Almost everyone has a refrigerator in their house and it’s on all the time. So, what’s the impact of cooling down our food? 

Megan Hall: So, why are we talking about refrigeration today?

Max Kozlov: Well, it’s been hot! We know that air conditioners use a lot of energy, and fridges are basically ACs but for a small space. Pumping all that hot air out uses a lot of electricity.

Megan Hall: But, I mean, it’s not like I’m going to stop using my fridge! 

Fatima Husain: Well, household refrigerators are only a tiny part of how we keep our food cool. The bigger energy hog is a system called the cold chain. 

Megan Hall: The cold chain? What’s that?

Max Kozlov: Ok, so, there are a lot of things that need to be kept cold before they reach the grocery store or the pharmacy — like medicines, vaccines, and fresh food.

Fatima Husain: The cold chain is the process that keeps those things refrigerated on their way to you. It can include processing plants, distribution sites, refrigerated trucks, airplanes, boats, coolers, and fridges.

Megan Hall: Wow, it’s huge! What can we do to help the cold chain use less energy?

 Max Kozlov: To find out, we talked to Brian Dean, the head of energy, efficiency, and cooling at Sustainable Energy for All located in Vienna, Austria.

Fatima Husain: He says one way to improve the cold chain is to shorten it.  

Max Kozlov: Instead of transporting and refrigerating food from across the country, which uses up a lot of energy, we can work to get more of our produce from somewhere nearby. 

Brian Dean: The shorter the cold chain, there'll be less cooling needed. So Buying local is certainly a huge part of that story.

Fatima Husain: We could also do things like making sure refrigerated trucks and boats are better insulated. 

Megan Hall: Does Brian have any other ideas?

Max Kozlov: Yes, he also says that wasting less food is another great way to reduce our climate impact.

Brian Dean: Just finishing our food, I think is, really oddly, one of the biggest things we can do.

Megan Hall: Eating our food? How does that do anything?

Fatima Husain: Well, here in the US, most food waste happens because we throw out a lot of the food that we buy or that makes it to the grocery store.

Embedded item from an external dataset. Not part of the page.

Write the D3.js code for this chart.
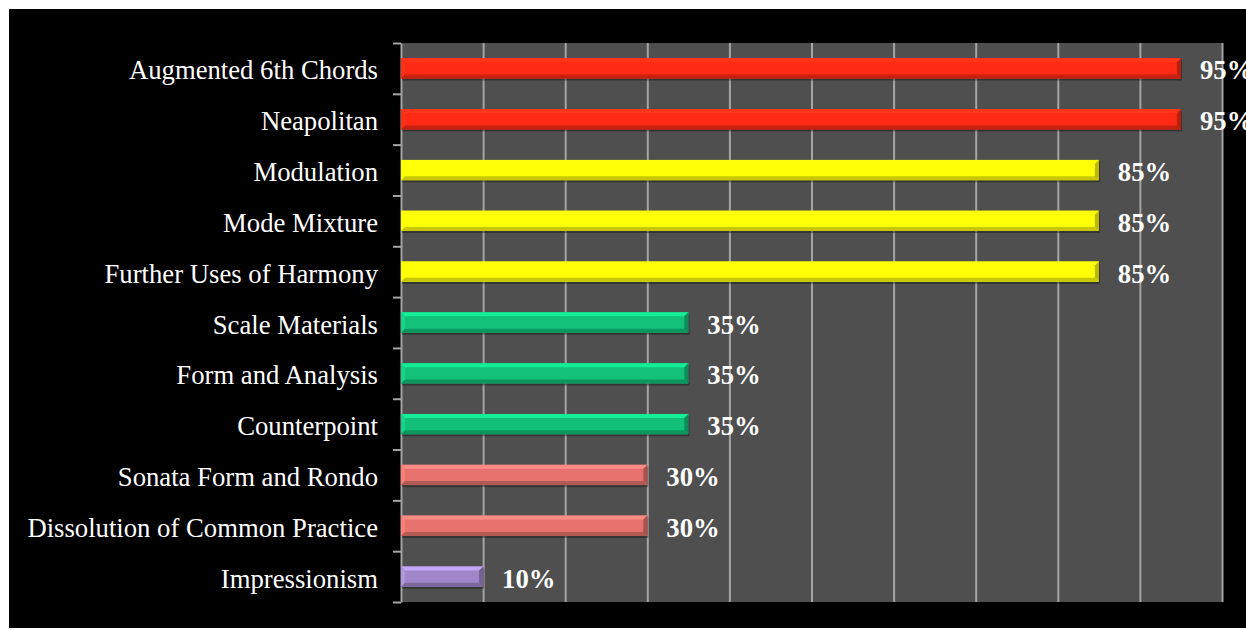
<!DOCTYPE html>
<html>
<head>
<meta charset="utf-8">
<script src="https://cdn.jsdelivr.net/npm/d3@7"></script>
<style>
  html, body { margin: 0; padding: 0; background: #fff; }
  svg { display: block; }
</style>
</head>
<body>
<div id="chart"></div>
<script>
// categories top to bottom, values in percent
var topics = ["Augmented 6th Chords", "Neapolitan ", "Modulation", "Mode Mixture",
    "Further Uses of Harmony", "Scale Materials", "Form and Analysis", "Counterpoint",
    "Sonata Form and Rondo", "Dissolution of Common Practice", "Impressionism"];
var percents = [95, 95, 85, 85, 85, 35, 35, 35, 30, 30, 10];
var gridTicks = [0, 10, 20, 30, 40, 50, 60, 70, 80, 90, 100];

// one colour per level
var colour = d3.scaleOrdinal()
    .domain([95, 85, 35, 30, 10])
    .range(["#ff2a14", "#ffff08", "#12c07a", "#e5726c", "#a086c8"]);

var W = 1246, H = 630;
var plotLeft = 401, plotRight = 1222, plotTop = 43, plotBottom = 602;

var svg = d3.select("#chart").append("svg")
    .attr("width", W)
    .attr("height", H);

// black slide background
svg.append("rect")
    .attr("x", 9).attr("y", 9)
    .attr("width", W - 9).attr("height", H - 11)
    .attr("fill", "#000");

var x = d3.scaleLinear().domain([0, 100]).range([plotLeft, plotRight]);
var y = d3.scaleBand().domain(topics).range([plotTop, plotBottom]).paddingInner(0.6).paddingOuter(0.3);
var yEdge = d3.scaleLinear().domain([0, topics.length]).range([plotTop, plotBottom]);

// plot area
svg.append("rect")
    .attr("x", plotLeft).attr("y", plotTop)
    .attr("width", plotRight - plotLeft).attr("height", plotBottom - plotTop)
    .attr("fill", "#4f4f4f");

// vertical grid
var grid = svg.append("g")
    .attr("transform", "translate(0," + plotBottom + ")")
    .call(d3.axisBottom(x).tickValues(gridTicks.slice(1)).tickSize(-(plotBottom - plotTop)).tickFormat(""));
grid.select(".domain").remove();
grid.selectAll("line").attr("stroke", "#a4a4a4").attr("stroke-width", 2);

// category axis with ticks between the bars
var yAxis = svg.append("g")
    .attr("transform", "translate(" + plotLeft + ",0)")
    .call(d3.axisLeft(yEdge).tickValues(d3.range(topics.length + 1)).tickSize(8).tickSizeOuter(0).tickFormat(""));
yAxis.select(".domain").attr("stroke", "#a4a4a4").attr("stroke-width", 2);
yAxis.selectAll("line").attr("stroke", "#a4a4a4").attr("stroke-width", 2);

// category labels
svg.append("g").selectAll("text")
    .data(topics)
    .enter().append("text")
    .attr("x", 378)
    .attr("y", function (d) { return y(d) + y.bandwidth() / 2 + 11; })
    .attr("text-anchor", "end")
    .attr("fill", "#fff")
    .attr("font-family", "Liberation Serif, Times New Roman, serif")
    .attr("font-size", 26.7)
    .text(function (d) { return d; });

// bevelled bars
var bev = 4;
var bars = svg.append("g").selectAll("g")
    .data(percents)
    .enter().append("g")
    .attr("transform", function (d, i) { return "translate(" + x(0) + "," + y(topics[i]) + ")"; });

function poly(pts) {
    return "M" + pts.map(function (p) { return p.join(","); }).join("L") + "Z";
}

bars.append("rect") // shadow
    .attr("x", 1).attr("y", 2)
    .attr("width", function (d) { return x(d) - x(0); })
    .attr("height", y.bandwidth())
    .attr("fill", "#000").attr("opacity", 0.35);

bars.append("rect")
    .attr("width", function (d) { return x(d) - x(0); })
    .attr("height", y.bandwidth())
    .attr("fill", function (d) { return colour(d); });

bars.append("path") // top face
    .attr("d", function (d) {
        var w = x(d) - x(0);
        return poly([[0, 0], [w, 0], [w - bev, bev], [bev, bev]]);
    })
    .attr("fill", function (d) { return d3.rgb(colour(d)).brighter(0.6); });

bars.append("path") // left face
    .attr("d", function (d) {
        var h = y.bandwidth();
        return poly([[0, 0], [bev, bev], [bev, h - bev], [0, h]]);
    })
    .attr("fill", function (d) { return d3.rgb(colour(d)).brighter(0.3); });

bars.append("path") // bottom face
    .attr("d", function (d) {
        var w = x(d) - x(0), h = y.bandwidth();
        return poly([[0, h], [bev, h - bev], [w - bev, h - bev], [w, h]]);
    })
    .attr("fill", function (d) { return d3.rgb(colour(d)).darker(0.7); });

bars.append("path") // right face
    .attr("d", function (d) {
        var w = x(d) - x(0), h = y.bandwidth();
        return poly([[w, 0], [w, h], [w - bev, h - bev], [w - bev, bev]]);
    })
    .attr("fill", function (d) { return d3.rgb(colour(d)).darker(0.9); });

// value labels
svg.append("g").selectAll("text")
    .data(percents)
    .enter().append("text")
    .attr("x", function (d) { return x(d) + 19; })
    .attr("y", function (d, i) { return y(topics[i]) + y.bandwidth() / 2 + 11; })
    .attr("fill", "#fff")
    .attr("font-family", "Liberation Serif, Times New Roman, serif")
    .attr("font-weight", "bold")
    .attr("font-size", 26.7)
    .text(function (d) { return d + "%"; });
</script>
</body>
</html>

Max Kozlov: Think of all the greenhouse gases that are created in the process of growing, harvesting, transporting, and cooling food before it gets to your fridge. When food spoils, all that energy is wasted.

Megan Hall: So, other than eating my groceries before they go bad, is there anything else I can do to reduce all the energy we use to keep food cool? 

Fatima Husain: Your home refrigerator uses relatively little energy compared to the entire cold chain, but you can still try to make it more efficient. So, when you buy your next fridge, try to get one with the Energy Star logo.

Megan Hall: Should I change my buying habits?

Max Kozlov: One thing you can do is switch to versions of your favorite foods that don’t need to be refrigerated until you open them.

Fatima Husain: For example, some types of almond, soy and even dairy milk come in special packaging that keeps it fresh outside of the fridge.  

Max Kozlov: You can also shorten the cold chain by buying fresh food from local farmers, and try to not let that food go to waste.